_PROBLEM TO SOLVE:_
Return every line below as is, leaving out the pictures.
════════════════
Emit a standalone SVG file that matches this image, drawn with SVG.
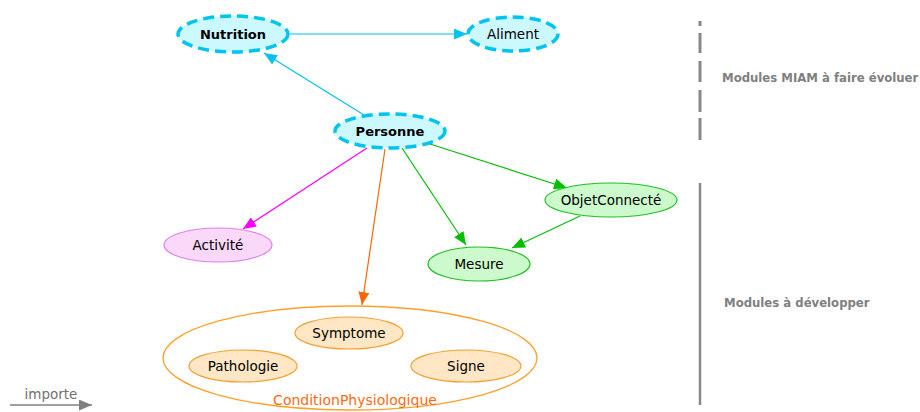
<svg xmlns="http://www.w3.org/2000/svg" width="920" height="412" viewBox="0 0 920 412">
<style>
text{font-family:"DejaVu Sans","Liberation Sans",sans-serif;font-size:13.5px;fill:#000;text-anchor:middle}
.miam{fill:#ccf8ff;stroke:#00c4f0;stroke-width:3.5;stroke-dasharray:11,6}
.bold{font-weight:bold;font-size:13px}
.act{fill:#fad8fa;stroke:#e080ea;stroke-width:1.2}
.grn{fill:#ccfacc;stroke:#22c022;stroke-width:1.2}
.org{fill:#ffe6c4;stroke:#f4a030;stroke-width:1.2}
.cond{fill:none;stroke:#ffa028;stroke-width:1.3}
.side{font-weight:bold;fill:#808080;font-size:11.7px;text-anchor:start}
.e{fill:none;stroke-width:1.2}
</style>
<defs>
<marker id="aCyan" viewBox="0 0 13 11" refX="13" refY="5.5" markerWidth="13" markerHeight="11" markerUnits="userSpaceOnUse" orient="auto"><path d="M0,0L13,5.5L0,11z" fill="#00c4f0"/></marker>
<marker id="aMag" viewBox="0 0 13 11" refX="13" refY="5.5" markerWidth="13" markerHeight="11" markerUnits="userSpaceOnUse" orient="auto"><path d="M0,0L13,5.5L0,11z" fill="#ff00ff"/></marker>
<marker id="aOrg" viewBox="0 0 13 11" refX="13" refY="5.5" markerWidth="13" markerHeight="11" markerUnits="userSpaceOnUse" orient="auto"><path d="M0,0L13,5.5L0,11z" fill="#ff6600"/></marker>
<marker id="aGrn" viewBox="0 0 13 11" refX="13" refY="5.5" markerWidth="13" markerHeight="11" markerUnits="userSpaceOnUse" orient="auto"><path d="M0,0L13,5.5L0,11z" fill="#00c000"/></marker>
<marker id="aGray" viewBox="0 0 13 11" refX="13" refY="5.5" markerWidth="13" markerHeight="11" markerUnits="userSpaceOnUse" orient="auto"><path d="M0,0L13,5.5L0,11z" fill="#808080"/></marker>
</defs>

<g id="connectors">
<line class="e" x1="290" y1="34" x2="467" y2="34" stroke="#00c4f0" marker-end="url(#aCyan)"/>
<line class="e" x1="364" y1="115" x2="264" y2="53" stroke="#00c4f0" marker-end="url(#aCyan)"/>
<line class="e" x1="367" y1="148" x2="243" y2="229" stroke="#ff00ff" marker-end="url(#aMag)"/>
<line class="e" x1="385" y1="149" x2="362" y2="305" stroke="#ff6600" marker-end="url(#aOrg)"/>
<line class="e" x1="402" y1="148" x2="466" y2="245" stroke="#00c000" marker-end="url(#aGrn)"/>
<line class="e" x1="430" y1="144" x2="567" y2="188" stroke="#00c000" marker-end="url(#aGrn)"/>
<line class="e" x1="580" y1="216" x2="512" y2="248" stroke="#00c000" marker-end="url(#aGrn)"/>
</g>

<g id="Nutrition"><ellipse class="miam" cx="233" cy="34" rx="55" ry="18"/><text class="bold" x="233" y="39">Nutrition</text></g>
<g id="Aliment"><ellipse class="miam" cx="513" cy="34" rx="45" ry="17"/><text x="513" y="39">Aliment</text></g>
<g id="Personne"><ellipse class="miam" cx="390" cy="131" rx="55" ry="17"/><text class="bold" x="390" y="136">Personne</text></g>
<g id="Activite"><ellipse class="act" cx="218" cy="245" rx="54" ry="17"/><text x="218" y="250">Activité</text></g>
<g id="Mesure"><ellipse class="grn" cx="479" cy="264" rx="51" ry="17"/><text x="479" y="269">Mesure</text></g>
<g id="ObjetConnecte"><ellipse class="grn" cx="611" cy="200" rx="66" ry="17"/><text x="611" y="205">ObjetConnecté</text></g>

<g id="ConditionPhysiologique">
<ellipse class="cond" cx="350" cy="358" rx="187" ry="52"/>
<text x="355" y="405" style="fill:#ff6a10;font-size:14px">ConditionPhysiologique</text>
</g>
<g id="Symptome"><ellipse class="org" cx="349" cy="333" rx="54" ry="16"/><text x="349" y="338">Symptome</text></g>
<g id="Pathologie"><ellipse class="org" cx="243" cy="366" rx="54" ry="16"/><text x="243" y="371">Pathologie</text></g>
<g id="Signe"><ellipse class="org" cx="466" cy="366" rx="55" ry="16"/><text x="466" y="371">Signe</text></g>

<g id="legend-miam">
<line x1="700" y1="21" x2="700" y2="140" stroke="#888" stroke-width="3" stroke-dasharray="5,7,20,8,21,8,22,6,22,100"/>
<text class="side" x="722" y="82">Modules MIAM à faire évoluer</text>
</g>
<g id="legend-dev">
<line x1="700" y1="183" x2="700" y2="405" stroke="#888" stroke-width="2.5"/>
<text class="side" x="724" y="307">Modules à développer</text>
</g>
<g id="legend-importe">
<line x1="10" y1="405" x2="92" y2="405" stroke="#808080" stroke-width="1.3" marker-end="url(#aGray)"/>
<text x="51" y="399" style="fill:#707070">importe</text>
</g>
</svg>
════════════════
_TASK RESPONSE:_
Emit a standalone SVG file that matches this image, drawn with SVG.
<svg xmlns="http://www.w3.org/2000/svg" width="920" height="412" viewBox="0 0 920 412">
<style>
text{font-family:"DejaVu Sans","Liberation Sans",sans-serif;font-size:13.5px;fill:#000;text-anchor:middle}
.miam{fill:#ccf8ff;stroke:#00c4f0;stroke-width:3.5;stroke-dasharray:11,6}
.bold{font-weight:bold;font-size:13px}
.act{fill:#fad8fa;stroke:#e080ea;stroke-width:1.2}
.grn{fill:#ccfacc;stroke:#22c022;stroke-width:1.2}
.org{fill:#ffe6c4;stroke:#f4a030;stroke-width:1.2}
.cond{fill:none;stroke:#ffa028;stroke-width:1.3}
.side{font-weight:bold;fill:#808080;font-size:11.7px;text-anchor:start}
.e{fill:none;stroke-width:1.2}
</style>
<defs>
<marker id="aCyan" viewBox="0 0 13 11" refX="13" refY="5.5" markerWidth="13" markerHeight="11" markerUnits="userSpaceOnUse" orient="auto"><path d="M0,0L13,5.5L0,11z" fill="#00c4f0"/></marker>
<marker id="aMag" viewBox="0 0 13 11" refX="13" refY="5.5" markerWidth="13" markerHeight="11" markerUnits="userSpaceOnUse" orient="auto"><path d="M0,0L13,5.5L0,11z" fill="#ff00ff"/></marker>
<marker id="aOrg" viewBox="0 0 13 11" refX="13" refY="5.5" markerWidth="13" markerHeight="11" markerUnits="userSpaceOnUse" orient="auto"><path d="M0,0L13,5.5L0,11z" fill="#ff6600"/></marker>
<marker id="aGrn" viewBox="0 0 13 11" refX="13" refY="5.5" markerWidth="13" markerHeight="11" markerUnits="userSpaceOnUse" orient="auto"><path d="M0,0L13,5.5L0,11z" fill="#00c000"/></marker>
<marker id="aGray" viewBox="0 0 13 11" refX="13" refY="5.5" markerWidth="13" markerHeight="11" markerUnits="userSpaceOnUse" orient="auto"><path d="M0,0L13,5.5L0,11z" fill="#808080"/></marker>
</defs>

<g id="connectors">
<line class="e" x1="290" y1="34" x2="467" y2="34" stroke="#00c4f0" marker-end="url(#aCyan)"/>
<line class="e" x1="364" y1="115" x2="264" y2="53" stroke="#00c4f0" marker-end="url(#aCyan)"/>
<line class="e" x1="367" y1="148" x2="243" y2="229" stroke="#ff00ff" marker-end="url(#aMag)"/>
<line class="e" x1="385" y1="149" x2="362" y2="305" stroke="#ff6600" marker-end="url(#aOrg)"/>
<line class="e" x1="402" y1="148" x2="466" y2="245" stroke="#00c000" marker-end="url(#aGrn)"/>
<line class="e" x1="430" y1="144" x2="567" y2="188" stroke="#00c000" marker-end="url(#aGrn)"/>
<line class="e" x1="580" y1="216" x2="512" y2="248" stroke="#00c000" marker-end="url(#aGrn)"/>
</g>

<g id="Nutrition"><ellipse class="miam" cx="233" cy="34" rx="55" ry="18"/><text class="bold" x="233" y="39">Nutrition</text></g>
<g id="Aliment"><ellipse class="miam" cx="513" cy="34" rx="45" ry="17"/><text x="513" y="39">Aliment</text></g>
<g id="Personne"><ellipse class="miam" cx="390" cy="131" rx="55" ry="17"/><text class="bold" x="390" y="136">Personne</text></g>
<g id="Activite"><ellipse class="act" cx="218" cy="245" rx="54" ry="17"/><text x="218" y="250">Activité</text></g>
<g id="Mesure"><ellipse class="grn" cx="479" cy="264" rx="51" ry="17"/><text x="479" y="269">Mesure</text></g>
<g id="ObjetConnecte"><ellipse class="grn" cx="611" cy="200" rx="66" ry="17"/><text x="611" y="205">ObjetConnecté</text></g>

<g id="ConditionPhysiologique">
<ellipse class="cond" cx="350" cy="358" rx="187" ry="52"/>
<text x="355" y="405" style="fill:#ff6a10;font-size:14px">ConditionPhysiologique</text>
</g>
<g id="Symptome"><ellipse class="org" cx="349" cy="333" rx="54" ry="16"/><text x="349" y="338">Symptome</text></g>
<g id="Pathologie"><ellipse class="org" cx="243" cy="366" rx="54" ry="16"/><text x="243" y="371">Pathologie</text></g>
<g id="Signe"><ellipse class="org" cx="466" cy="366" rx="55" ry="16"/><text x="466" y="371">Signe</text></g>

<g id="legend-miam">
<line x1="700" y1="21" x2="700" y2="140" stroke="#888" stroke-width="3" stroke-dasharray="5,7,20,8,21,8,22,6,22,100"/>
<text class="side" x="722" y="82">Modules MIAM à faire évoluer</text>
</g>
<g id="legend-dev">
<line x1="700" y1="183" x2="700" y2="405" stroke="#888" stroke-width="2.5"/>
<text class="side" x="724" y="307">Modules à développer</text>
</g>
<g id="legend-importe">
<line x1="10" y1="405" x2="92" y2="405" stroke="#808080" stroke-width="1.3" marker-end="url(#aGray)"/>
<text x="51" y="399" style="fill:#707070">importe</text>
</g>
</svg>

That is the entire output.